Philip Altbach, director of the Center for International Higher Education at Boston College, warned that there was “a lot to worry about” in the global sector and that the downsides of these two trends were being ignored.
“Global mobility of students and faculty is higher then at least since the period of the medieval European universities,” he told a symposium in his honour held at the institution on 5 April.
But this movement had created a brain drain from the “peripheries” of higher education to the “centres” – North America, Europe and parts of the English-speaking world such as Australia – he said.
“The developing and emerging economies are subsidising the rich countries by educating many through the bachelor’s degree and then losing them,” Professor Altbach argued.
The internet had made the world “smaller” but had not diminished the dominance of the West’s established university systems, he added.

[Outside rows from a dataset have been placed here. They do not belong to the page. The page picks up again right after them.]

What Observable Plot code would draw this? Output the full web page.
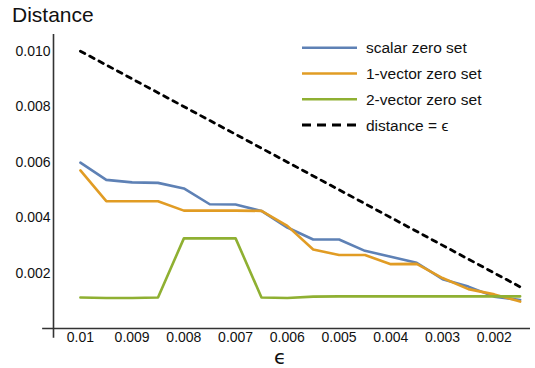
<!DOCTYPE html>
<html>
<head>
<meta charset="utf-8">
<script src="https://cdn.jsdelivr.net/npm/d3@7"></script>
<script src="https://cdn.jsdelivr.net/npm/@observablehq/plot@0.6"></script>
<style>
  body { margin: 0; background: #fff; }
  #wrap { position: relative; width: 535px; height: 368px; font-family: "Liberation Sans", Arial, sans-serif; }
  #title { position: absolute; left: 12px; top: 3px; font-size: 21px; color: #111; }
  #xlab { position: absolute; left: 274px; top: 346.6px; font-size: 20px; line-height: 20px; color: #111; font-family: "DejaVu Sans", sans-serif; }
  #legend { position: absolute; left: 0; top: 0; }
</style>
</head>
<body>
<div id="wrap">
  <div id="title">Distance</div>
  <div id="xlab">ϵ</div>
</div>
<script>
const eps = [0.01, 0.0095, 0.009, 0.0085, 0.008, 0.0075, 0.007, 0.0065, 0.006, 0.0055, 0.005, 0.0045, 0.004, 0.0035, 0.003, 0.0025, 0.002, 0.0015];
const scalarZero = [0.00598, 0.00536, 0.00527, 0.00525, 0.00505, 0.00448, 0.00447, 0.00424, 0.00364, 0.00321, 0.00321, 0.00280, 0.00259, 0.00237, 0.00178, 0.00151, 0.00115, 0.00103];
const vec1Zero   = [0.00570, 0.00459, 0.00459, 0.00459, 0.00425, 0.00425, 0.00425, 0.00424, 0.00370, 0.00285, 0.00265, 0.00265, 0.00232, 0.00233, 0.00182, 0.00142, 0.00123, 0.00097];
const vec2Zero   = [0.00112, 0.00110, 0.00110, 0.00112, 0.00325, 0.00325, 0.00325, 0.00112, 0.00110, 0.00115, 0.00116, 0.00116, 0.00116, 0.00116, 0.00116, 0.00116, 0.00116, 0.00116];
const refEps = [0.01, 0.0015];
const seriesNames = ["scalar zero set", "1-vector zero set", "2-vector zero set"];
const seriesColors = ["#5E81B5", "#E19C24", "#8FB032"];
const refName = "distance = ϵ";
const xTicks = [0.01, 0.009, 0.008, 0.007, 0.006, 0.005, 0.004, 0.003, 0.002];
const yTicks = [0.002, 0.004, 0.006, 0.008, 0.010];

const seriesValues = [scalarZero, vec1Zero, vec2Zero];
const rows = seriesValues.flatMap((vals, i) => vals.map((v, j) => ({eps: eps[j], d: v, s: seriesNames[i]})));
const refRows = refEps.map(e => ({eps: e, d: e}));

const chart = Plot.plot({
  width: 535,
  height: 368,
  marginLeft: 53,
  marginRight: 5,
  marginTop: 34,
  marginBottom: 40,
  x: {domain: [0.01052, 0.0013]},
  y: {domain: [0, 0.0106]},
  color: {domain: seriesNames, range: seriesColors},
  style: {fontFamily: "Liberation Sans, Arial, sans-serif", fontSize: "14px", background: "transparent", color: "#111"},
  marks: [
    Plot.axisY({ticks: yTicks, tickSize: 0, tickPadding: 3, tickFormat: d => d.toFixed(3), label: null}),
    Plot.axisX({ticks: xTicks, tickSize: 0, tickPadding: 4, tickFormat: d => String(+d.toFixed(3)), label: null}),
    Plot.ruleY([0], {x1: 0.01073, x2: 0.0013, stroke: "#333", strokeWidth: 1.6}),
    Plot.ruleX([0.01052], {y1: -0.00035, y2: 0.0106, stroke: "#333", strokeWidth: 1.6}),
    Plot.line(refRows, {x: "eps", y: "d", stroke: "#000", strokeWidth: 2.8, strokeDasharray: "5,5.5"}),
    Plot.line(rows, {x: "eps", y: "d", z: "s", stroke: "s", strokeWidth: 2.6, strokeLinejoin: "round"})
  ]
});
document.getElementById("wrap").prepend(chart);

// legend
const leg = d3.select("#wrap").append("svg").attr("id", "legend").attr("width", 535).attr("height", 368);
const items = seriesNames.map((n, i) => ({name: n, color: seriesColors[i], dash: null}))
  .concat([{name: refName, color: "#000", dash: "9,6"}]);
const g = leg.selectAll("g").data(items).join("g")
  .attr("transform", (d, i) => `translate(302, ${47.7 + i * 25.8})`);
g.append("line").attr("x1", 0).attr("x2", 55).attr("y1", 0).attr("y2", 0)
  .attr("stroke", d => d.color).attr("stroke-width", d => d.dash ? 3 : 2.6)
  .attr("stroke-dasharray", d => d.dash);
g.append("text").attr("x", 64).attr("y", 0).attr("dy", "0.35em")
  .attr("font-size", 15.5).attr("fill", "#111")
  .attr("font-family", "Liberation Sans, Arial, sans-serif")
  .text(d => d.name);
</script>
</body>
</html>
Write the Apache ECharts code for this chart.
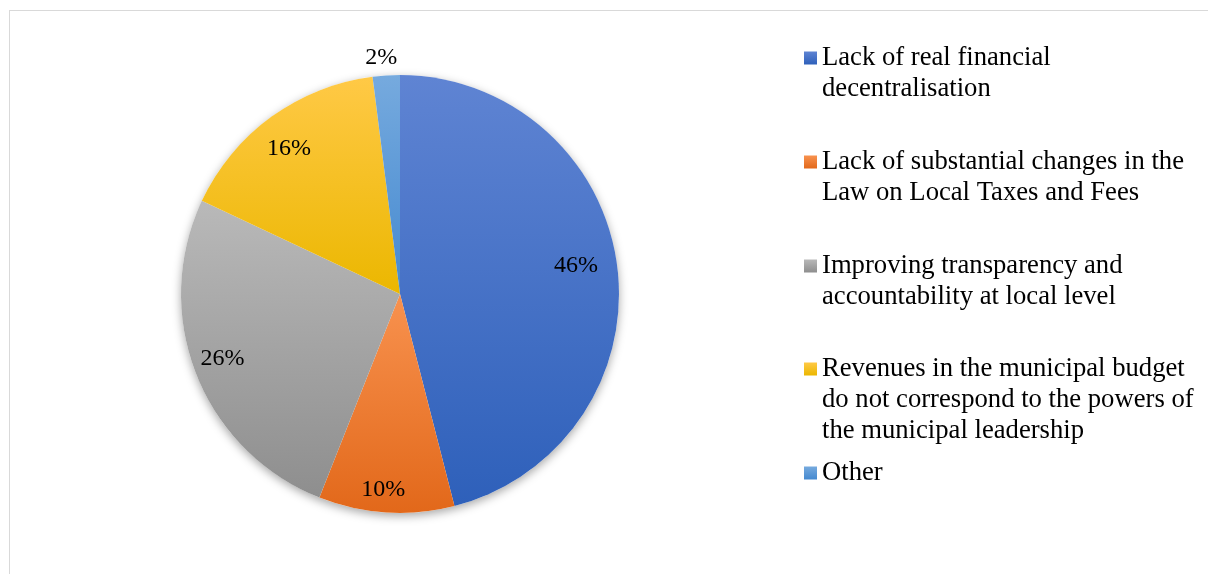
<!DOCTYPE html>
<html>
<head>
<meta charset="utf-8">
<script src="https://cdn.jsdelivr.net/npm/echarts@6/dist/echarts.min.js"></script>
<style>
  html, body { margin: 0; padding: 0; background: #ffffff; overflow: hidden; }
  #chart { position: absolute; left: 0; top: 0; width: 1208px; height: 574px; }
  #frame { position: absolute; left: 9px; top: 10px; right: -20px; bottom: -20px;
           border: 1px solid #d9d9d9; pointer-events: none; }
</style>
</head>
<body>
<div id="chart"></div>
<div id="frame"></div>
<script>
// Survey answers and their shares (%)
const categories = [
  'Lack of real financial decentralisation',
  'Lack of substantial changes in the Law on Local Taxes and Fees',
  'Improving transparency and accountability at local level',
  'Revenues in the municipal budget do not correspond to the powers of the municipal leadership',
  'Other'
];
const legendLines = [
  ['Lack of real financial', 'decentralisation'],
  ['Lack of substantial changes in the', 'Law on Local Taxes and Fees'],
  ['Improving transparency and', 'accountability at local level'],
  ['Revenues in the municipal budget', 'do not correspond to the powers of', 'the municipal leadership'],
  ['Other']
];
const shares = [46, 10, 26, 16, 2];

// Top / bottom colours of each slice's vertical gradient
const sliceGradients = [
  ['#5f84d3', '#2e60ba'],
  ['#f8924f', '#e2681a'],
  ['#b9b9b9', '#8e8e8e'],
  ['#ffc946', '#ebb700'],
  ['#76aade', '#4489d0']
];

const FONT = '"Liberation Serif", "Times New Roman", serif';
const CENTER = [400, 294];
const R = 219;
const LINE_H = 31;
const MARK = 13;
const legendRowCenters = [58, 162, 266, 369, 473];
// small hand placement of the in-slice percentage labels
const labelNudge = [[-8, -5], [-5, 11], [-5, -4], [-2, 5], [0, 0]];

const gradient = (i, span) => new echarts.graphic.LinearGradient(0, 0, 0, span, [
  { offset: 0, color: sliceGradients[i][0] },
  { offset: 1, color: sliceGradients[i][1] }
]);

const chart = echarts.init(document.getElementById('chart'), null, { renderer: 'canvas' });

// One legend block per answer; the marker path keeps the square at the
// top of a taller (empty) box so it lines up with the first text line.
const legends = categories.map((name, i) => {
  const n = legendLines[i].length;
  const h = MARK + (n - 1) * LINE_H;
  return {
    left: 804,
    top: legendRowCenters[i] - (MARK / 2) - (LINE_H - MARK) / 2,
    padding: 0,
    orient: 'vertical',
    icon: 'path://M0 0H' + MARK + 'V' + MARK + 'H0Z M0 ' + h,
    symbolKeepAspect: false,
    itemWidth: MARK,
    itemHeight: h,
    selectedMode: false,
    itemStyle: { borderWidth: 0 },
    formatter: () => legendLines[i].join('\n'),
    textStyle: {
      fontFamily: FONT,
      fontSize: 26.67,
      lineHeight: LINE_H,
      color: '#000000'
    },
    data: [{
      name: name,
      itemStyle: { color: gradient(i, MARK / h), borderWidth: 0 }
    }]
  };
});

const option = {
  backgroundColor: '#ffffff',
  animation: false,
  legend: legends,
  series: [
    {
      // soft drop shadow under the whole disc
      type: 'pie',
      silent: true,
      center: CENTER,
      radius: R,
      label: { show: false },
      labelLine: { show: false },
      itemStyle: {
        color: '#ffffff',
        shadowBlur: 10,
        shadowOffsetY: 3,
        shadowColor: 'rgba(0,0,0,0.35)'
      },
      data: [{ name: '', value: 1 }]
    },
    {
      type: 'pie',
      center: CENTER,
      radius: R,
      startAngle: 90,
      clockwise: true,
      silent: true,
      label: { show: false },
      labelLine: { show: false },
      itemStyle: { borderWidth: 0 },
      data: categories.map((name, i) => ({
        name: name,
        value: shares[i],
        itemStyle: { color: gradient(i, 1) }
      }))
    },
    {
      // transparent ring that carries the percentage labels
      type: 'pie',
      center: CENTER,
      radius: [146, R],
      startAngle: 90,
      clockwise: true,
      silent: true,
      avoidLabelOverlap: false,
      itemStyle: { color: 'rgba(0,0,0,0)', borderWidth: 0 },
      label: {
        show: true,
        position: 'inside',
        formatter: '{c}%',
        fontFamily: FONT,
        fontSize: 24,
        color: '#000000'
      },
      labelLine: { show: false },
      labelLayout: p => ({ dx: labelNudge[p.dataIndex][0], dy: labelNudge[p.dataIndex][1] }),
      data: categories.map((name, i) => {
        const item = { name: name, value: shares[i] };
        if (i === 4) {
          item.label = { position: 'outside', distanceToLabelLine: -12 };
          item.labelLine = { show: false, length: 18, length2: 0 };
        }
        return item;
      })
    }
  ]
};

chart.setOption(option);
</script>
</body>
</html>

Massive open online courses (Moocs), themselves controlled by the world’s elite universities, were “somewhat overhyped” and could take longer than expected to find their place in the global academic system, he said.

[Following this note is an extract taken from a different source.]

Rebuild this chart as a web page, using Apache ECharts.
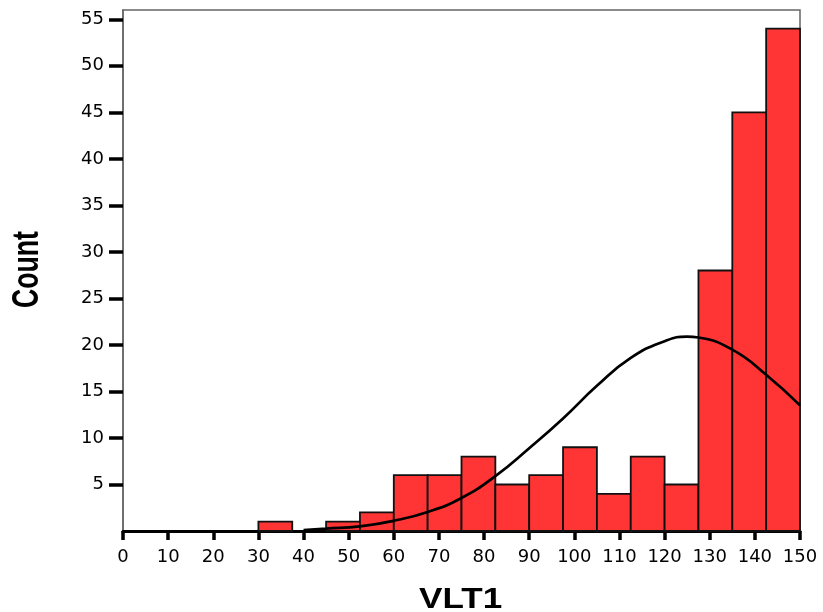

Turning to the rise of English as the “Latin of the 21st century”, Professor Altbach said it allowed global communication for those who know it but “seriously disenfranchises” those who do not.
The language’s hegemony forced academics in Asia to work in a second language and to “conform to the academic norms and methodologies” of journals that were controlled by editors in the anglophone world, Professor Altbach said.

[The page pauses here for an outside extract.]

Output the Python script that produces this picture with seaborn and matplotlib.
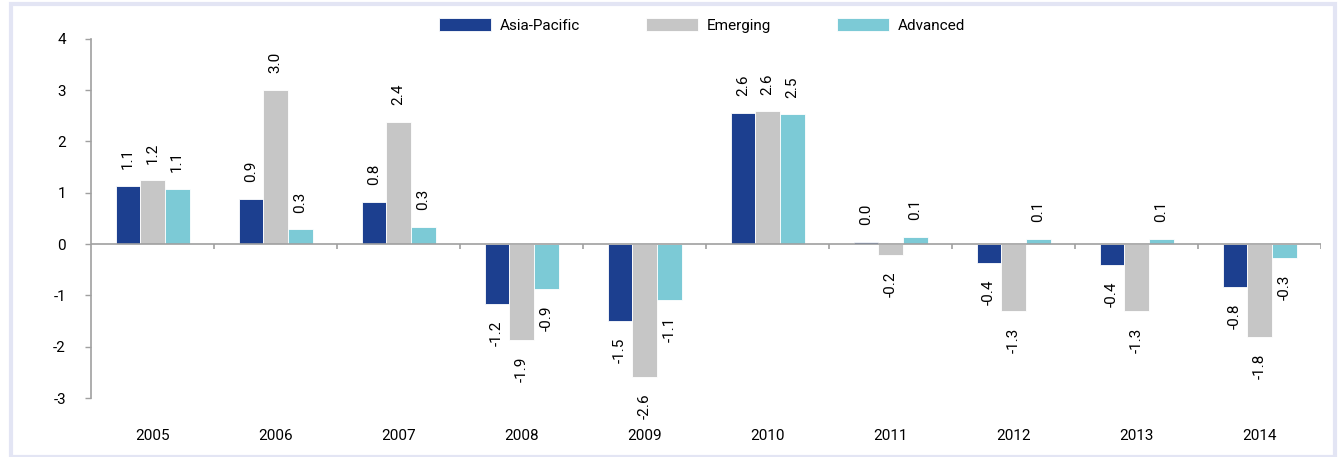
import pandas as pd
import numpy as np
import matplotlib.pyplot as plt
import seaborn as sns
from matplotlib.patches import Rectangle

# values
years = ['2005', '2006', '2007', '2008', '2009', '2010', '2011', '2012', '2013', '2014']
asia_pacific = [1.13, 0.88, 0.82, -1.16, -1.50, 2.56, 0.04, -0.37, -0.41, -0.84]
emerging = [1.24, 3.01, 2.38, -1.87, -2.59, 2.59, -0.21, -1.31, -1.31, -1.81]
advanced = [1.08, 0.29, 0.34, -0.88, -1.09, 2.53, 0.14, 0.10, 0.10, -0.27]
regions = ['Asia-Pacific', 'Emerging', 'Advanced']

df = pd.DataFrame({'Year': years * 3,
                   'Value': asia_pacific + emerging + advanced,
                   'Region': np.repeat(regions, len(years))})

palette = {'Asia-Pacific': '#1c3f8f', 'Emerging': '#c6c6c6', 'Advanced': '#7ccad6'}

sns.set_style('white')
plt.rcParams['font.family'] = ['Roboto', 'DejaVu Sans']
plt.rcParams['axes.unicode_minus'] = False
plt.rcParams['text.color'] = '#000000'

fig = plt.figure(figsize=(13.4, 4.57), dpi=100)
ax = fig.add_axes([0.068, 0.129, 0.918, 0.786])

sns.barplot(data=df, x='Year', y='Value', hue='Region', palette=palette, saturation=1,
            width=0.6, gap=0, edgecolor='white', linewidth=0.6, ax=ax)

# rotated value labels above / below each bar
for cont in ax.containers:
    ax.bar_label(cont, fmt='%.1f', rotation=90, padding=12, fontsize=11, color='black')

ax.set_xlim(-0.5, len(years) - 0.5)
ax.set_ylim(-3, 4)
ax.set_yticks(range(-3, 5))
ax.set_xlabel('')
ax.set_ylabel('')

# axes styling
for s in ['top', 'right', 'bottom']:
    ax.spines[s].set_visible(False)
ax.spines['left'].set_color('#a0a0a0')
ax.spines['left'].set_linewidth(1.2)
ax.tick_params(axis='y', direction='out', length=4, width=1, color='#a0a0a0',
               labelsize=11, labelcolor='black', pad=14, left=True)
ax.tick_params(axis='x', length=0, labelsize=11, labelcolor='black', pad=22)

# zero line with separators between categories
ax.axhline(0, color='#a0a0a0', linewidth=1.2, zorder=1)
seps = np.arange(len(years) + 1) - 0.5
ax.vlines(seps[1:], 0, -0.09, color='#a0a0a0', linewidth=1.2)

ax.legend(loc='center', bbox_to_anchor=(0.524, 0.945), bbox_transform=fig.transFigure,
          ncol=3, frameon=False, fontsize=11, handlelength=3.4, handleheight=1.0,
          handletextpad=0.6, columnspacing=4.3)

# light frame around the figure
fig.patches.append(Rectangle((0.008, 0.0), 0.988, 0.991, transform=fig.transFigure,
                             fill=False, edgecolor='#e3e5f4', linewidth=3))

fig.savefig('out.png', dpi=100)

All in all, the rise of English and the internet could entrench the power of the “centres” of higher education, he concluded. The idea that the world was entering a century of Asian academic dominance was “exaggerating quite a bit”, he continued.
Professor Altbach also highlighted the dangers of the global explosion in student numbers, saying that “massification” had led to an “overall decline in quality” because people with a broader mix of abilities now had access to university.
It was difficult to maintain quality standards in rapidly growing university systems, he said.
Governments lacked the money to support this expansion, which was one of the reasons why tuition fees have risen and why the idea of higher education as a public good has been “greatly weakened”, he argued.
Professor Altbach acknowledged that there were many benefits to globalisation and massification, but he was “convinced that too many in the higher education community do not recognise the deep problems that we face in the current era”.
Among the other speakers to offer their thoughts on the future of higher education was Patti McGill Peterson, the presidential adviser for global initiatives at the American Council on Education.
She asked if the rise of Moocs could entrench a division between “elite” education at “traditional” universities and “mass” education online, thereby creating “even deeper divisions between class, race and the ability to pay”.